Changes to the tax code included an increase in the standard deduction to $12,000 for single people and $24,000 for married couples filing jointly. The vast majority of Americans will now take the standard deduction on their tax returns, meaning they won’t itemize deductions, such as charitable giving. Those who stop itemizing their deductions will not receive a specific tax benefit for charitable giving.
However, most people don’t donate just to get the tax credit. The top three self-reported reasons why individuals give are: 1) passion; 2) impact; and 3) a desire to give back.
To make an impact on both your chosen charity and your tax obligations, consider bunching your donations into larger amounts given every other year. This may increase the likelihood of being able to itemize deductions in alternate years, plus the charity will get valuable funding that can be allotted over two fiscal years.
If you choose to donate to a cause this December, whether by bunching or not, here are some important questions to ask before cutting the check:
Who Are They?
Whether it is a Massachusetts organization or based elsewhere, be sure you know exactly what kinds of programs it has in place before sending your check. Messages on TV or in an email that tug at the heart are commonplace to get us to take the extra step to donate. There’s nothing wrong with that but doing a little homework will go a long way toward making sure you’re making a good choice. Quick research done online can give you the facts you need.
Can I See the Financial Statements?
The group should be willing to share its Form 990, a tax return filed with the Internal Revenue Service, for the three most recent years. If the organization will not do so or does not have this information online, that should raise some red flags about the charity.
How Does the Charity Spend Its Money?
Among other data, the Form 990 will show program expenses, or how the group spends the money it collects. Check to see how much of your donation will actually go to the cause you support and how much will be spent on salaries and other organizational costs. The charity should be spending at least 75 percent of its budget on its charitable programs. Other expenses—such as fundraising and administrative costs—should not be higher than 25 percent.
How Do I Know the Charity Makes a Difference?

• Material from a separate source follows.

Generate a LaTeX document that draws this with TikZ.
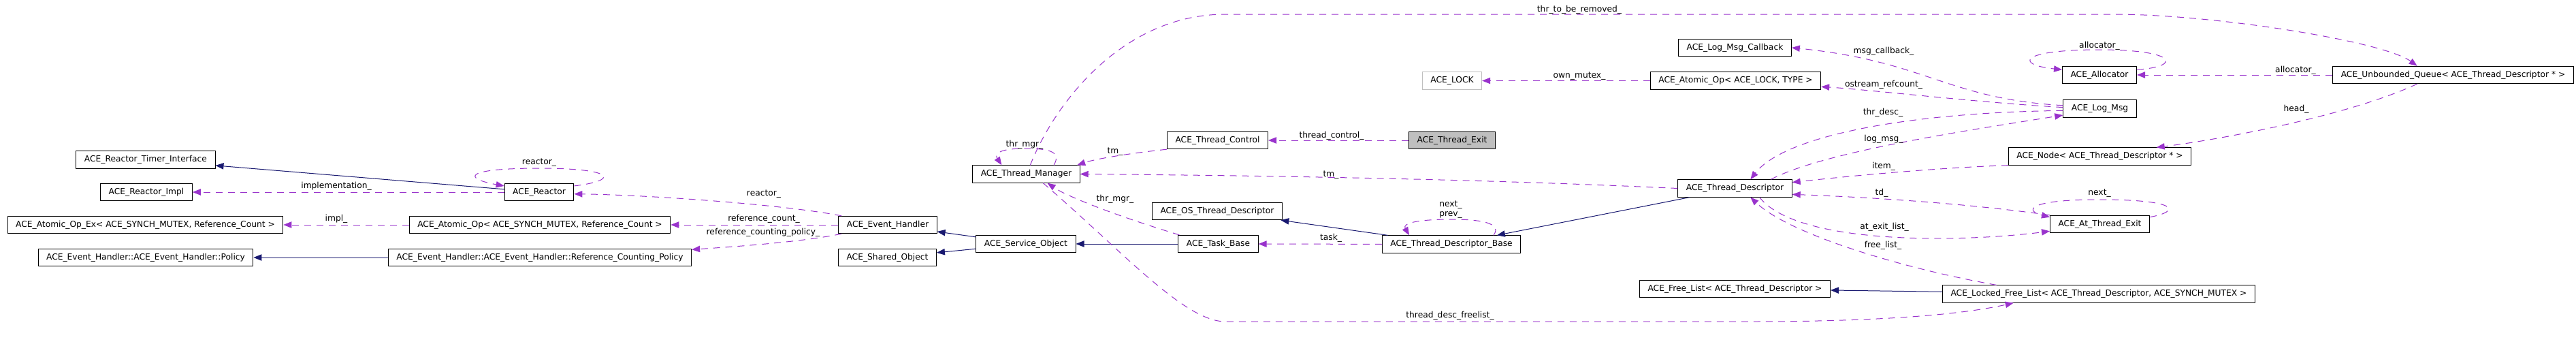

An organization may work diligently to effect change but that does not guarantee that its efforts are effective. You will want some reassurance that there is a legitimate need for the programs or services being given and that they are actually being used. If the organization provides after-school programs for inner-city children, for example, how many children are involved on a regular basis? If that number has risen in recent years, has the charity been able to adjust to the new demand? If the number has declined, can the charity explain why? It should be clear that the group has responded to changing circumstances and enhanced its programs over time.